若々しさが完全に無い30代中盤感丸出し(^^)、しかも叩き上げ感たっぷりのこの2人が手にした栄冠は、昨年の「THE MANZAI」でのHi-Hiに続き、「お笑いドリーム」を体現した感があった。
小峠の発する、1本目のネタでの「フォー!」や、この前のTBSの特番の時に使っていた「ファンキー」というフレーズには、その風貌と相まって、とんでもない爆発力がある。
1本目の「自動車教習所」ネタは、序盤からガッツリ見ている側の心を掴んでいたところで、ネタ終盤の「フォー」でとどめ。2本目は正直、ネタ中盤まで1本目ほどの鮮烈な印象はなかったが「なんて日だ!」の一言で、再び着火。
最後、時間が足りなかったためにコメント時間がなく、小峠の涙しか見られなかったのは残念だったが、この優勝に勇気をもらった芸人も多かったのでは。
インディーズ色が強い(そこが良さでもあるが)芸人だけに、これが今後のテレビの露出に直結するかはまだわからないが、制作者側の協力も含めて、バイきんぐのさらなる良さが見られる番組が作られることを期待。
メンバー的にかなり冒険感の強かった今回の大会でしたが、ネタの面白さとしては間違いが少なかったと思えた今回のメンバー選出。
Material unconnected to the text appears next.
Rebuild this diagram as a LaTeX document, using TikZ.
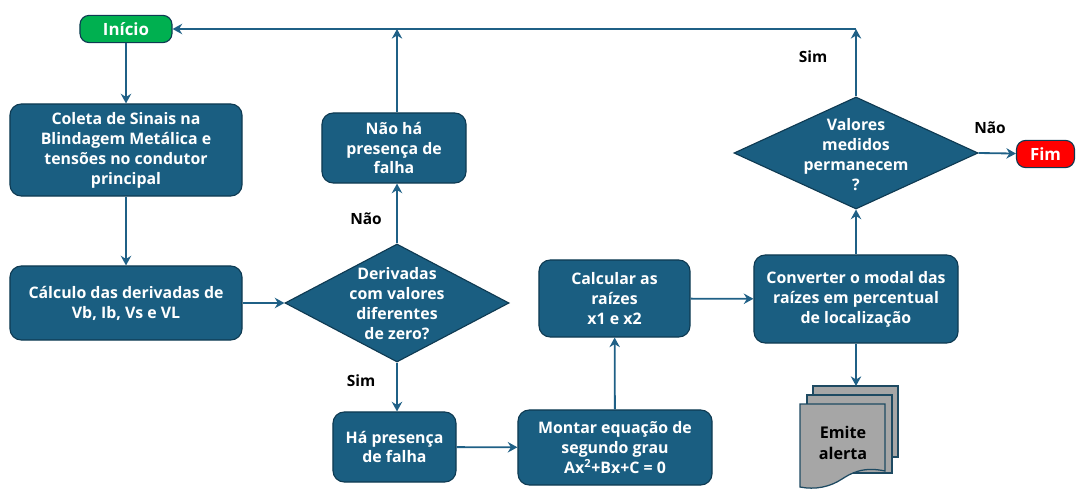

ただ1本目不発に終わったコンビが、2本目もあまり得点を挙げられなかったことを考えると、次回以降、システムの変更は必要かも(例えば、2本目は上位4~5組で争うなど)。
なお、この日の深夜には「THE MANZAI」認定漫才師50組決定の特番も放送。それについては、また次回書きたいと思います。